If I took my graduate school experience as a whole, I think the greatest “small success” that I achieved in my time as a student is learning to love God with my mind. We all know that we’re called to love God with our whole heart, our whole soul, and our whole mind. (Mt 22:37) The heart and soul have never been a problem for me. Well…execution is often a problem for me. I fall and fail in loving God with my whole heart and soul many times a day. But the concept of loving God with my heart and soul makes sense to me. I understand how to do that. I always have. My mind is another story.
I never really stopped to think about it until I was immersed in this deep sea of intellectual information: history, philosophy, anthropology, laws, doctrine, documents. Somehow, despite being surrounding with what appeared on the surface to be just a bunch of facts and things to memorize, my heart was burning, longing for more. From my very first moment in the classroom, I became one of the disciples on the road to Emmaus. (Lk 24) My entire graduate education became this three year long retreat* where I came to know God in a new and exciting way.

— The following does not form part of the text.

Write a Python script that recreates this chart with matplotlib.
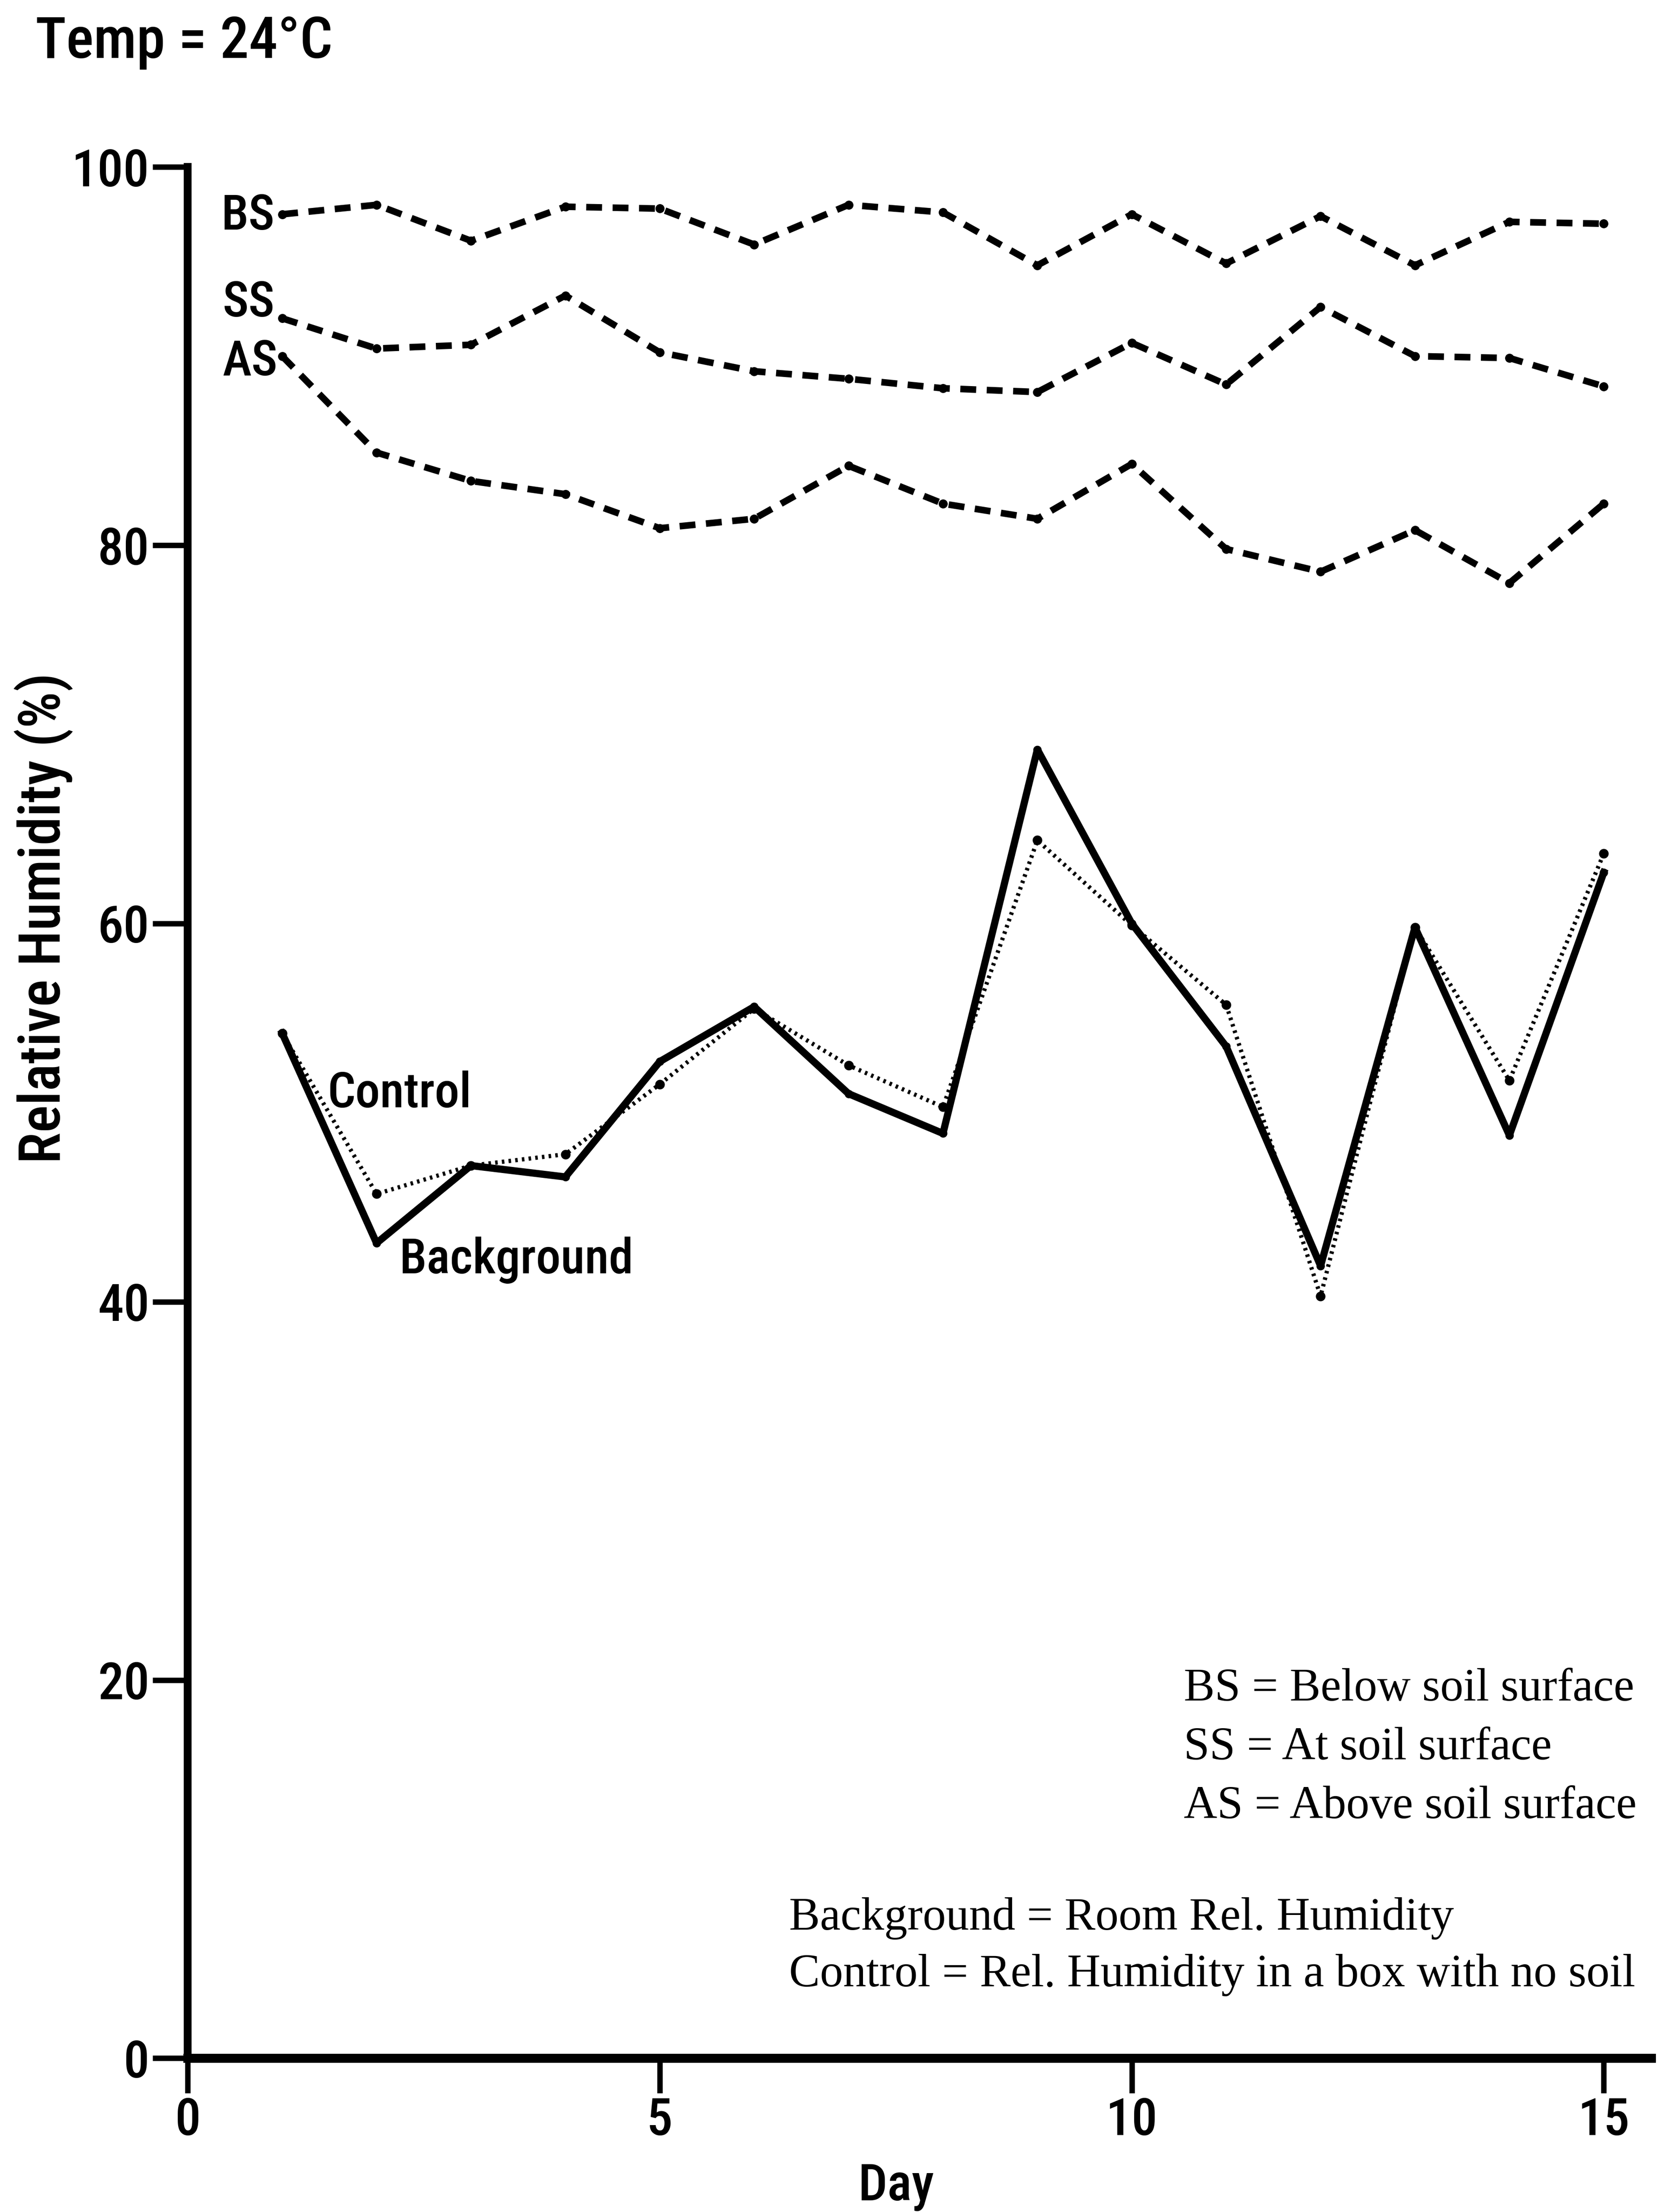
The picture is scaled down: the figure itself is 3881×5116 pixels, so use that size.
import matplotlib
matplotlib.use("Agg")
import matplotlib.pyplot as plt
from matplotlib import font_manager

# Relative humidity readings over 15 days, 24 degC
days = list(range(1, 16))
bs = [97.5, 98.0, 96.1, 97.9, 97.8, 95.9, 98.0, 97.6, 94.8, 97.5, 94.9, 97.4, 94.8, 97.1, 97.0]
ss = [92.0, 90.4, 90.6, 93.2, 90.2, 89.2, 88.8, 88.3, 88.1, 90.7, 88.5, 92.6, 90.0, 89.9, 88.4]
as_ = [90.0, 84.9, 83.4, 82.7, 80.9, 81.4, 84.2, 82.2, 81.4, 84.3, 79.8, 78.6, 80.8, 78.0, 82.2]
background = [54.2, 43.1, 47.2, 46.6, 52.7, 55.6, 51.0, 48.9, 69.2, 60.0, 53.5, 41.9, 59.8, 48.8, 62.7]
control = [54.2, 45.7, 47.2, 47.8, 51.5, 55.5, 52.5, 50.3, 64.4, 59.9, 55.7, 40.3, 59.8, 51.7, 63.7]

x_ticks = [0, 5, 10, 15]
y_ticks = [0, 20, 40, 60, 80, 100]

# pick a narrow sans if one is installed
available = {f.name for f in font_manager.fontManager.ttflist}
narrow = "DejaVu Sans"
for name in ["DejaVu Sans Condensed", "Liberation Sans Narrow", "Roboto Condensed"]:
    if name in available:
        narrow = name
        break

plt.rcParams["font.family"] = narrow
plt.rcParams["font.weight"] = "medium"

fig = plt.figure(figsize=(38.81, 51.16), dpi=100)
ax = fig.add_axes([0.1119, 0.0695, 0.872, 0.855])

dash = dict(color="black", lw=11, dashes=(2.4, 1.6), marker="o", ms=14)
ax.plot(days, bs, **dash)
ax.plot(days, ss, **dash)
ax.plot(days, as_, **dash)
ax.plot(days, background, color="black", lw=12, marker="o", ms=13)
ax.plot(days, control, color="black", lw=7, ls=(0, (0.6, 1.0)), marker="o", ms=15)

ax.set_xlim(0, 15.5)
ax.set_ylim(0, 100)
ax.set_xticks(x_ticks)
ax.set_yticks(y_ticks)
ax.spines["top"].set_visible(False)
ax.spines["right"].set_visible(False)
ax.spines["left"].set_linewidth(13)
ax.spines["bottom"].set_linewidth(15)
ax.spines["left"].set_bounds(0, 100)
ax.tick_params(direction="out", length=58, width=9, labelsize=86, pad=6)

# series labels
ax.text(0.92, 97.4, "BS", fontsize=82, ha="right", va="center")
ax.text(0.92, 92.8, "SS", fontsize=82, ha="right", va="center")
ax.text(0.95, 89.7, "AS", fontsize=82, ha="right", va="center")
ax.text(1.48, 51.0, "Control", fontsize=82, ha="left", va="center")
ax.text(2.24, 42.2, "Background", fontsize=82, ha="left", va="center")

serif = dict(family="Liberation Serif", fontsize=77, weight="normal", ha="left", va="center")
ax.text(10.55, 19.5, "BS = Below soil surface", **serif)
ax.text(10.55, 16.4, "SS = At soil surface", **serif)
ax.text(10.55, 13.3, "AS = Above soil surface", **serif)
ax.text(6.37, 7.4, "Background = Room Rel. Humidity", **serif)
ax.text(6.37, 4.4, "Control = Rel. Humidity in a box with no soil", **serif)

fig.text(0.021, 0.981, "Temp = 24°C", fontsize=96, ha="left", va="center")
fig.text(0.026, 0.585, "Relative Humidity (%)", fontsize=96, rotation=90,
         ha="center", va="center")
fig.text(0.534, 0.0115, "Day", fontsize=86, ha="center", va="center")

fig.savefig("out.png", dpi=100, facecolor="white")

For the very first time, God wasn’t just a feel-good, heart thing for me. I was finally able to connect faith and reason and use them together, as they are intended to be. I’ve always been taught that faith and reason go hand in hand, but now I’ve actually experienced it. Now, I know what it means to love God with my mind. Because of this, I was really sad when I realized that graduation was quickly approaching. I didn’t want to loose this newfound intellectual relationship I had discovered with the Lord. Especially since I had realized that I had barely scratched the surface of all there is to learn about him. Now that I have graduated, I come away from my time as a student with a deep desire to further discover God with my mind, and the skills to know how to do so. Now comes the daily journey, on which I will often fall and fail, to love God daily with my whole mind, as I have finally learned to do.
* I have to admit, doing the assignments was far from retreat-like. I slaved and toiled and stressed and procrastinated and drove my family crazy. But, while I was in class, and even when I was on a roll with any particular assignment, it was very much retreat-like in that I was connecting with God in ways that were new and real for me. Just like those disciples heading to Emmaus, my heart was burning.